Как ни парадоксально, это придало бергмановской мифологии второе дыхание. Уступка прозе жизни не убила поэзию, но превратила ее в лирический эпос, пронизанный уже знакомыми лейтмотивами. Они переходят из фильма в фильм: и земляника, собранная на лесной поляне, и взбесившиеся часы, где стрелки вытворяют неизвестно что, и эротические наваждения детства.

Эрланд Йозефсон

Переходят и персонажи, характеры, типы. Иногда даже нет уверенности, где ты видел это лицо. Кажется, мать героя в «Воскресных детях» играет та же актриса, что в «Благих намерениях» выступила в роли ее побежденной соперницы. И начинает казаться, что перед нами проигран альтернативный вариант судьбы. Понимание возможностей бергмановского метода с особым блеском продемонстрировала Лив Ульман — одна из самых умных и прилежных учениц Мастера. В фильме «Софи» меняется объект — на сей раз это еврейская семья, принадлежащая к мидл-классу и живущая в Дании во второй половине прошлого века. Тем не менее, все эти люди выглядят близкими родственниками бергмановских героев, а режиссерски и актерски фильм выполнен в лучших традициях «школы». Во второй своей картине «Кристин, дочь Лаеранса» Ульман распространила тот же самый подход на норвежский эпос.
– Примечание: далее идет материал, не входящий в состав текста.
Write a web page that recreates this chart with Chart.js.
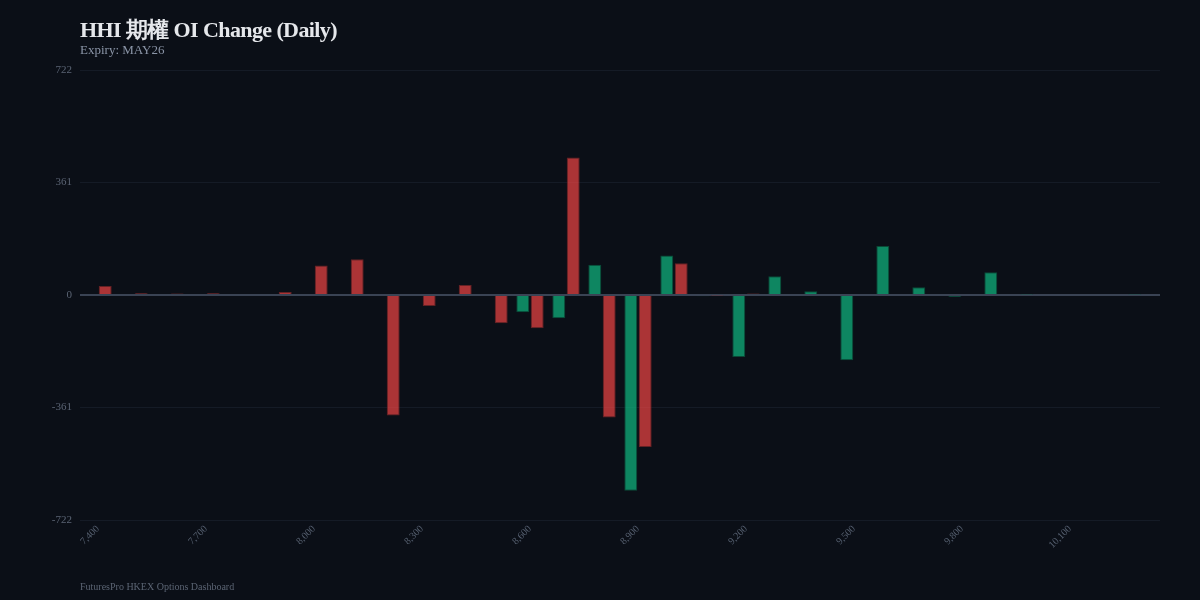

А в третьей — «Личные беседы» — она вновь возвращается в Швецию и вновь непосредственно к Бергману, экранизируя третью часть его мемуаров. Планета Бергмана окружена сателлитами, и вряд ли имеет смысл сетовать на это. Благодаря постбергма-новской серии, в сознании зрителей оформилось единое природное и культурное пространство, куда входят и Швеция, и Норвегия, и Дания, и даже отчасти бывшая советская Прибалтика. В этом пространстве, на этой почве произросло ветвистое «древо Бергмана». А начиналось все с детства, семьи и школы.